- [DESCRIPTION OF THE TASK]
All lines featuring the string "seaborn" are to be listed.

- [AVAILABLE DATA]
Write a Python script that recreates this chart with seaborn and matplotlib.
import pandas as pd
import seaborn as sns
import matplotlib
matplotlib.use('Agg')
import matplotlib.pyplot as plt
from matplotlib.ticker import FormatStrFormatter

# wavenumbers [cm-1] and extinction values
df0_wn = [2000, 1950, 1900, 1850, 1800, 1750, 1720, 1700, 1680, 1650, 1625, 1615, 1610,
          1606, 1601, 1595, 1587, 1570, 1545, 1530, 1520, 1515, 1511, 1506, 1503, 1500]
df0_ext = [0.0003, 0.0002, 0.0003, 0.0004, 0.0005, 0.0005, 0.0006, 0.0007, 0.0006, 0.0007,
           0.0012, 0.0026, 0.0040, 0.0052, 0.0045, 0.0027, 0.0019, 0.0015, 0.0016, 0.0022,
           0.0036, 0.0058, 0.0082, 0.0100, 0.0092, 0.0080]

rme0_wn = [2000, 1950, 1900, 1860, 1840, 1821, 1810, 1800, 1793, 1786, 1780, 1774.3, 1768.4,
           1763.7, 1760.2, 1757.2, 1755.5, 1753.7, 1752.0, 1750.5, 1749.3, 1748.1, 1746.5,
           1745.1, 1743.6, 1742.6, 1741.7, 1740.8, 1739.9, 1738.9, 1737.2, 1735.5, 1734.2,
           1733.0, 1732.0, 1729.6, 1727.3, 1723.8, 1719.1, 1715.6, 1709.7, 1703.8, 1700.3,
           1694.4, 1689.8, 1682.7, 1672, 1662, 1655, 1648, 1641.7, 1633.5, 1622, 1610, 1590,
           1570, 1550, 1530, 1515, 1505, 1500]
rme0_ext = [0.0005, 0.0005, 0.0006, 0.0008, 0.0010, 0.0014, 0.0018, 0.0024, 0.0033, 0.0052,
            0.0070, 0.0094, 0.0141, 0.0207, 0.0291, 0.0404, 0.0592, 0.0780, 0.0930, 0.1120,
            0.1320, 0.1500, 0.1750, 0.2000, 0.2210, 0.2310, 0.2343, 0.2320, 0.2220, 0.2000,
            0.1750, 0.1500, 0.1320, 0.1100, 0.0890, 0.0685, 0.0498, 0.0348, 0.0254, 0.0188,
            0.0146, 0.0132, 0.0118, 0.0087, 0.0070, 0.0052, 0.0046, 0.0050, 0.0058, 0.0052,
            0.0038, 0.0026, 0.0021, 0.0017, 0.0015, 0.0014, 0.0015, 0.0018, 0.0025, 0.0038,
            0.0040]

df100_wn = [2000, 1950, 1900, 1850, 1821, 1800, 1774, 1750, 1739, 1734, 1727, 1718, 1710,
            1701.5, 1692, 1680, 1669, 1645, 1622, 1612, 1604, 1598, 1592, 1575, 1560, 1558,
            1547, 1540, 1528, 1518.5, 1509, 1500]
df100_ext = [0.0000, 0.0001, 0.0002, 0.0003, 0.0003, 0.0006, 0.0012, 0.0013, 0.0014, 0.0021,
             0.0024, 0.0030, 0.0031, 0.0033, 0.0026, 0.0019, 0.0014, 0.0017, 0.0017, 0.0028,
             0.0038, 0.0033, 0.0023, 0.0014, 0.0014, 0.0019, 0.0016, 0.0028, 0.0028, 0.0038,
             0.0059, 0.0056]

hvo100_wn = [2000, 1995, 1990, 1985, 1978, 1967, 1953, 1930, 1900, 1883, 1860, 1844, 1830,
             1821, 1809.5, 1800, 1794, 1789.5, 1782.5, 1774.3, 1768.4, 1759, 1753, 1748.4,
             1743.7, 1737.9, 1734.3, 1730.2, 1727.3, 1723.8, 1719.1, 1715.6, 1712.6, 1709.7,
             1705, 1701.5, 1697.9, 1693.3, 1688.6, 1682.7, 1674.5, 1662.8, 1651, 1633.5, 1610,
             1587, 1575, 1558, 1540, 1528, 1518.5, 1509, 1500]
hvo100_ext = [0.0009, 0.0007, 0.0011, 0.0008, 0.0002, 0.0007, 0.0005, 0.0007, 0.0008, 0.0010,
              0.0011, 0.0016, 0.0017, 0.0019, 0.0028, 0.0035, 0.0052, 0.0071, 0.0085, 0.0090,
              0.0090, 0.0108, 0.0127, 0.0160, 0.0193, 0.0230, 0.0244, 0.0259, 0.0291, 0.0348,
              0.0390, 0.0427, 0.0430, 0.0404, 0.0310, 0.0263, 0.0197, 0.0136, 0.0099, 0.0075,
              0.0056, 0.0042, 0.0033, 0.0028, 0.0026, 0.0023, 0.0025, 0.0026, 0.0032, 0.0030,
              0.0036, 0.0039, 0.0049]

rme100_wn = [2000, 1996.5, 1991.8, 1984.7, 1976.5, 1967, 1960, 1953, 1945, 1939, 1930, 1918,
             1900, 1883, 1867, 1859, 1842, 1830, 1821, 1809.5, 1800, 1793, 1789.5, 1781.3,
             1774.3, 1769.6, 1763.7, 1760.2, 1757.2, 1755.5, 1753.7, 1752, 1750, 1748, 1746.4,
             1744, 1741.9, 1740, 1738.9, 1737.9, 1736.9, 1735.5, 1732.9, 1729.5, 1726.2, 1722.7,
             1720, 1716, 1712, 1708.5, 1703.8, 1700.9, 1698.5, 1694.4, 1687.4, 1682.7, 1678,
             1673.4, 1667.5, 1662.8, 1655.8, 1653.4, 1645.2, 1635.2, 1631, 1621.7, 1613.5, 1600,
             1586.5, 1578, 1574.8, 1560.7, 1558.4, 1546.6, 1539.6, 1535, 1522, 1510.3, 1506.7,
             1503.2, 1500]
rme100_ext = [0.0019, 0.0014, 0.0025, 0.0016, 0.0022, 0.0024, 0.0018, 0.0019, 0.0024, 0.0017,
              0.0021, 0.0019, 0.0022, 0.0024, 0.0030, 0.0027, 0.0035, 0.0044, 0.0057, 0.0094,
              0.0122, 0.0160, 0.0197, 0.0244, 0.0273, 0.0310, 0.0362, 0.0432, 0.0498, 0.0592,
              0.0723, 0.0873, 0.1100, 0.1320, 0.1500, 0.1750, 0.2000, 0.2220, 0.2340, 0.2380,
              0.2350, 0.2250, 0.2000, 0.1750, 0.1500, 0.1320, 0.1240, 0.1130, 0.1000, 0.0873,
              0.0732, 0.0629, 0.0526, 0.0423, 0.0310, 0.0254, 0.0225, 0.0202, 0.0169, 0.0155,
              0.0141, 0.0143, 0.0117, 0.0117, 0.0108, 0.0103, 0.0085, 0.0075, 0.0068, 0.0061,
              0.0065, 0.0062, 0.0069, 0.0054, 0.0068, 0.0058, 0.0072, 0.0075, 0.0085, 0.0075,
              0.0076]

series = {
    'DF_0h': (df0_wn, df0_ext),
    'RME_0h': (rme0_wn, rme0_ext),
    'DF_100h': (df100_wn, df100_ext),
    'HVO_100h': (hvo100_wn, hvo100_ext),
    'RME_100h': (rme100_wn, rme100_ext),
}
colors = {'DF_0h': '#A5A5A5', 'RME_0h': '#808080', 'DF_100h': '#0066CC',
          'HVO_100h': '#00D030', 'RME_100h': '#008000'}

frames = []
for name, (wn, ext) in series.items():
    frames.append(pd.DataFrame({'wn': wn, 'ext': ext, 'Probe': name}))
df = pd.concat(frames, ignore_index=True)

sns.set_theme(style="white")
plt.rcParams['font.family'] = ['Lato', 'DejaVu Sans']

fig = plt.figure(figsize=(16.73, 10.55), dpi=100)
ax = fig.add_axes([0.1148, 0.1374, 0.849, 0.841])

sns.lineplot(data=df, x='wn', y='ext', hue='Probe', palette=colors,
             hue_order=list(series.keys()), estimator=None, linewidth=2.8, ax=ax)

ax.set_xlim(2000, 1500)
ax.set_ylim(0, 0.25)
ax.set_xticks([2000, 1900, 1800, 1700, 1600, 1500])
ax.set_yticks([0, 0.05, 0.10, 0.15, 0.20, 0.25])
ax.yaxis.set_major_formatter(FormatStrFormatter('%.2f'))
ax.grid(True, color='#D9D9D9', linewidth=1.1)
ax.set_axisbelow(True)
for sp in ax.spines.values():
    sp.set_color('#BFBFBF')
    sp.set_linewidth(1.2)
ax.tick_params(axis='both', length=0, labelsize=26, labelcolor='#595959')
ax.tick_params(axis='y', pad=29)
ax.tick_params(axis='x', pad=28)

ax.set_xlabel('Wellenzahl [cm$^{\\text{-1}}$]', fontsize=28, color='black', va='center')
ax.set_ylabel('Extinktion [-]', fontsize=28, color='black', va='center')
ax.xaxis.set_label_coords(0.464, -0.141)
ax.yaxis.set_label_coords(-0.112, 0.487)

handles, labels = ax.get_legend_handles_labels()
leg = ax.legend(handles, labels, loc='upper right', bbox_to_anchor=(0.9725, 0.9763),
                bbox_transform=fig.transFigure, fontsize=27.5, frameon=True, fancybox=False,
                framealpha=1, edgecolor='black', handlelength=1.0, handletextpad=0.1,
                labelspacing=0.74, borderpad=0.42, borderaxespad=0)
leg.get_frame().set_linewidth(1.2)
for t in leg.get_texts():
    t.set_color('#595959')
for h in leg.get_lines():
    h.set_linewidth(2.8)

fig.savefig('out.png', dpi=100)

==

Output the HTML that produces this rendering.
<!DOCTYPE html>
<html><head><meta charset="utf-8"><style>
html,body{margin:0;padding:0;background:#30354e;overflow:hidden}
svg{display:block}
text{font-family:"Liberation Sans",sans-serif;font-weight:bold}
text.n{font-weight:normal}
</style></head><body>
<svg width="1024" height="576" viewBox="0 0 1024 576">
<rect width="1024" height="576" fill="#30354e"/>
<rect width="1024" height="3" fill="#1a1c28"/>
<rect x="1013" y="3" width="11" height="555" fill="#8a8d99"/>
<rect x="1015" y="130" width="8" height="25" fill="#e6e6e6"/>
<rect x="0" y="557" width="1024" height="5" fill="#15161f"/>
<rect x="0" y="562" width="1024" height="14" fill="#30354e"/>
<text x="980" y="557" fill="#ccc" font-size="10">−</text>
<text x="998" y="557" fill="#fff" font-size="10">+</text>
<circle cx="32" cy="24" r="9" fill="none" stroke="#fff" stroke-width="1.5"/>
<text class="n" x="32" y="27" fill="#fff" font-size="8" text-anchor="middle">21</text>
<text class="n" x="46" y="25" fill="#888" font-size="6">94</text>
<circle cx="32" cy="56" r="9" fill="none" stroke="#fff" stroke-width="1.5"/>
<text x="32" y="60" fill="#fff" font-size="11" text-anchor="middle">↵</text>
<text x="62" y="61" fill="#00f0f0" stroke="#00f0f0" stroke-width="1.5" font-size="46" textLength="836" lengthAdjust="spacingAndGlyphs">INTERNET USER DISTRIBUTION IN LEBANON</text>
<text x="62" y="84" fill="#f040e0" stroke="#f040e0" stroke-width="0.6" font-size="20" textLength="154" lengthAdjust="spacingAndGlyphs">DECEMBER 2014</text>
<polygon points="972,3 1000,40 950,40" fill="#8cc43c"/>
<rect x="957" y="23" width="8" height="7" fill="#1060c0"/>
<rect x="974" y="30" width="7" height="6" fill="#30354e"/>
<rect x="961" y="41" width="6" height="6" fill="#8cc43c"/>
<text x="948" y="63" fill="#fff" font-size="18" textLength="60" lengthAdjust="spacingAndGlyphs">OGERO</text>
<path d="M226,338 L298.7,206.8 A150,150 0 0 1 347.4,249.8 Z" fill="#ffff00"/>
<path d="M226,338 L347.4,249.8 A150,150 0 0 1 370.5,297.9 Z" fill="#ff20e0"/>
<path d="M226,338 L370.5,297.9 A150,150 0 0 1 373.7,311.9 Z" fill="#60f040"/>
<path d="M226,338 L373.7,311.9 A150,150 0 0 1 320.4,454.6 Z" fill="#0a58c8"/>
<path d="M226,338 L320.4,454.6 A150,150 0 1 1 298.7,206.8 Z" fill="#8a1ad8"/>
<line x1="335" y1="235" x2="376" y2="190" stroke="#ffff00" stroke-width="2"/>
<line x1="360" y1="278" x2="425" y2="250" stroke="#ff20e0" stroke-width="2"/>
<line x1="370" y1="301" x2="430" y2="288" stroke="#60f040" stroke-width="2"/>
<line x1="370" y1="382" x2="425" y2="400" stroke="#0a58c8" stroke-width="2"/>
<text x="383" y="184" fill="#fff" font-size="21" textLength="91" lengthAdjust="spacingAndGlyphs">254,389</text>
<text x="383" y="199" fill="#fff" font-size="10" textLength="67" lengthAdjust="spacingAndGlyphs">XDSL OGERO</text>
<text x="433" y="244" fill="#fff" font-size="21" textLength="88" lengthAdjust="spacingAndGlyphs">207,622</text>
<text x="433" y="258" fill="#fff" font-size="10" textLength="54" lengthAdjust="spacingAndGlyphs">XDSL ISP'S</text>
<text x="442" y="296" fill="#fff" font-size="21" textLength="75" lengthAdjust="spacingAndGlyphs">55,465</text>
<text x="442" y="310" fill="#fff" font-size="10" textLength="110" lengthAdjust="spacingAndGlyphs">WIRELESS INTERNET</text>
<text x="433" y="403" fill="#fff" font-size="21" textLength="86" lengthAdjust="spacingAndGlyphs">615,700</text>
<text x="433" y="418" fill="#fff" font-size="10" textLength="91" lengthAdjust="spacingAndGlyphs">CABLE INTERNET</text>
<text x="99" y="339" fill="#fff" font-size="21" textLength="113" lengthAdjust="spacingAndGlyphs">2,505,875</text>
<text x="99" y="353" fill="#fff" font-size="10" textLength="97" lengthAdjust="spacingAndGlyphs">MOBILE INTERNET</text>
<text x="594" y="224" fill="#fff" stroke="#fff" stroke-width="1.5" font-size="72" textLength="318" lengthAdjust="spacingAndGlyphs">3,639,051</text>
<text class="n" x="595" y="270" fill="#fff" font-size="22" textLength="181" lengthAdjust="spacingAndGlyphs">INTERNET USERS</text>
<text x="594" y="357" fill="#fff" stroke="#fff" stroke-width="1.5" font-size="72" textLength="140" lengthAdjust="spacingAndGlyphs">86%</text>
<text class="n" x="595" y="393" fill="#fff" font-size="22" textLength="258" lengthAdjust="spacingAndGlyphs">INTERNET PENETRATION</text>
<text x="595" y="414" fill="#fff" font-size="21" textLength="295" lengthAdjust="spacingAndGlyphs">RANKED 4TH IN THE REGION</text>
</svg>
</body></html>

* * *

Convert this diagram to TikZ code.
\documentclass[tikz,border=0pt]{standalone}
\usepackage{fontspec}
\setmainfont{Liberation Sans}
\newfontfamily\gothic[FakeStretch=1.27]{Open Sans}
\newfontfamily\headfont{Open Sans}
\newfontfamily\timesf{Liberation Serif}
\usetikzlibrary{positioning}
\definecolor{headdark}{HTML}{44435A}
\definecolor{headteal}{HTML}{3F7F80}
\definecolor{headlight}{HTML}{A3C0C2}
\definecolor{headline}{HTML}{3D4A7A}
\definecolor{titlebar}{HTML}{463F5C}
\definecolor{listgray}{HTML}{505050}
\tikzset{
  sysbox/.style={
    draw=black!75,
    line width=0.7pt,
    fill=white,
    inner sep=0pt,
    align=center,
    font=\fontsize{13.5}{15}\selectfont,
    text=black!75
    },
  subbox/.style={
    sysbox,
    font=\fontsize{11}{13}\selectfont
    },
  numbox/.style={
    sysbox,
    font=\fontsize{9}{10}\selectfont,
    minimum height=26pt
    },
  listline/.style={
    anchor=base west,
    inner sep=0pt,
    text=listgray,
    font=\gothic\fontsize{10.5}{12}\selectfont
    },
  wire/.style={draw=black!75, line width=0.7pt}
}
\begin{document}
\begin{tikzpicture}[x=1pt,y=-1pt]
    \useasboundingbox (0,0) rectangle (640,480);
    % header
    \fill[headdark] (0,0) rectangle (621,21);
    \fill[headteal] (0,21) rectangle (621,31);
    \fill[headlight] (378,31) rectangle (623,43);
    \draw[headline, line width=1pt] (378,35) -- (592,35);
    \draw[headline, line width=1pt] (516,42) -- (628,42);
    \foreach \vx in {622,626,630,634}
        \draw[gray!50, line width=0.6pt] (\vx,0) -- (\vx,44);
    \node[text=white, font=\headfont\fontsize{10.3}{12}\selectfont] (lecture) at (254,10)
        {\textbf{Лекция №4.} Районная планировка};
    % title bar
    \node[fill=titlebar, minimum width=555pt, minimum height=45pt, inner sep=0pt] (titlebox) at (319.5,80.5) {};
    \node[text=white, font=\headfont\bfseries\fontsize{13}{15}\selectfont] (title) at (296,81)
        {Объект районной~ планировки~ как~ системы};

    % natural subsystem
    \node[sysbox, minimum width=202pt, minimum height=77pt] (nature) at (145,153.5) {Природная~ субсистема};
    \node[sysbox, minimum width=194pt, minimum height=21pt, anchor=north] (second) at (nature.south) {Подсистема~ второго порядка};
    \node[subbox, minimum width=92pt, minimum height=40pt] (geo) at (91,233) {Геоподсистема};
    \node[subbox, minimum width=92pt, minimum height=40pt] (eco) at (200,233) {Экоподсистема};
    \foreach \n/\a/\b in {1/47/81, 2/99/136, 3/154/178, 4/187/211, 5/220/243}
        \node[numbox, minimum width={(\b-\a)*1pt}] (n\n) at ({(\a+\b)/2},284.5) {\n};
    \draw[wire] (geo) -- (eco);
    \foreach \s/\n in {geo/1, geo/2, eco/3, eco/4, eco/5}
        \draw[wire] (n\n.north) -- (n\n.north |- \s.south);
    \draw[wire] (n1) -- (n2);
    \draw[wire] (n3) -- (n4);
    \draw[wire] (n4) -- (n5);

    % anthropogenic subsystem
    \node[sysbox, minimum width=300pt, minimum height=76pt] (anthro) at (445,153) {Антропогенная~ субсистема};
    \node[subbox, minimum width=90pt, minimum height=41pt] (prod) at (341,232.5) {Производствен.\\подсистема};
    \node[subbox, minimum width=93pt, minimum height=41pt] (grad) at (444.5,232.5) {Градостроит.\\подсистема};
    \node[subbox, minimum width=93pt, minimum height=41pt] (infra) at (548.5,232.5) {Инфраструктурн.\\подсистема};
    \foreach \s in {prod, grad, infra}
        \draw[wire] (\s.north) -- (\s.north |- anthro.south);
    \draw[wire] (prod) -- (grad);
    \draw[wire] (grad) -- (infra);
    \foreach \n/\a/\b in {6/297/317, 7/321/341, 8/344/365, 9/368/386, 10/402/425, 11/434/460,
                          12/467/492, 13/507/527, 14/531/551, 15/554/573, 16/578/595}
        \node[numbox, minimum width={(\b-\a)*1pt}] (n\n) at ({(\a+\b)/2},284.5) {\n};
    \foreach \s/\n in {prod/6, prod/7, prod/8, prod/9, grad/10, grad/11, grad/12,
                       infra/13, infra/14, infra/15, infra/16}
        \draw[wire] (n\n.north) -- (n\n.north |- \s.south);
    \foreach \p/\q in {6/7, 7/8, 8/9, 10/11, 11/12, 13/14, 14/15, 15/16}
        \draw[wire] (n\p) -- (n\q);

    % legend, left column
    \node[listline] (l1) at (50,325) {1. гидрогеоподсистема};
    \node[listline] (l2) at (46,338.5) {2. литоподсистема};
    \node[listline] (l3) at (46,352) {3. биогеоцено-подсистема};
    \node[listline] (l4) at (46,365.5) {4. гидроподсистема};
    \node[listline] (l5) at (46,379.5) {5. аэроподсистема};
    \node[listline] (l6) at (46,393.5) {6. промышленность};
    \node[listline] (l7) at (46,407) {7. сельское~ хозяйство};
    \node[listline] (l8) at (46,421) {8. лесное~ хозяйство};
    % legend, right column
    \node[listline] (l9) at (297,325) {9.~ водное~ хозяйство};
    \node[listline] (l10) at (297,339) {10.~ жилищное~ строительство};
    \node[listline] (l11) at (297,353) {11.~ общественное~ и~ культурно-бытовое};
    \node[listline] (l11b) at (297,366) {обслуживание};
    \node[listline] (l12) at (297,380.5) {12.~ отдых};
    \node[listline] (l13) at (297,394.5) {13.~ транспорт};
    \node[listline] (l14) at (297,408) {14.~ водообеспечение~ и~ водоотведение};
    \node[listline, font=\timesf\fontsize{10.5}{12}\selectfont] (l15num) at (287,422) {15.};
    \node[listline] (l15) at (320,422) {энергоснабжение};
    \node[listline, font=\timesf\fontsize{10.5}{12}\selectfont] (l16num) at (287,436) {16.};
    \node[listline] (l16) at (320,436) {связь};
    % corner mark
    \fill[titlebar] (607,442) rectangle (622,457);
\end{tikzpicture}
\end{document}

- [THE ANSWER]
Write a Python script that recreates this chart with seaborn and matplotlib.
import seaborn as sns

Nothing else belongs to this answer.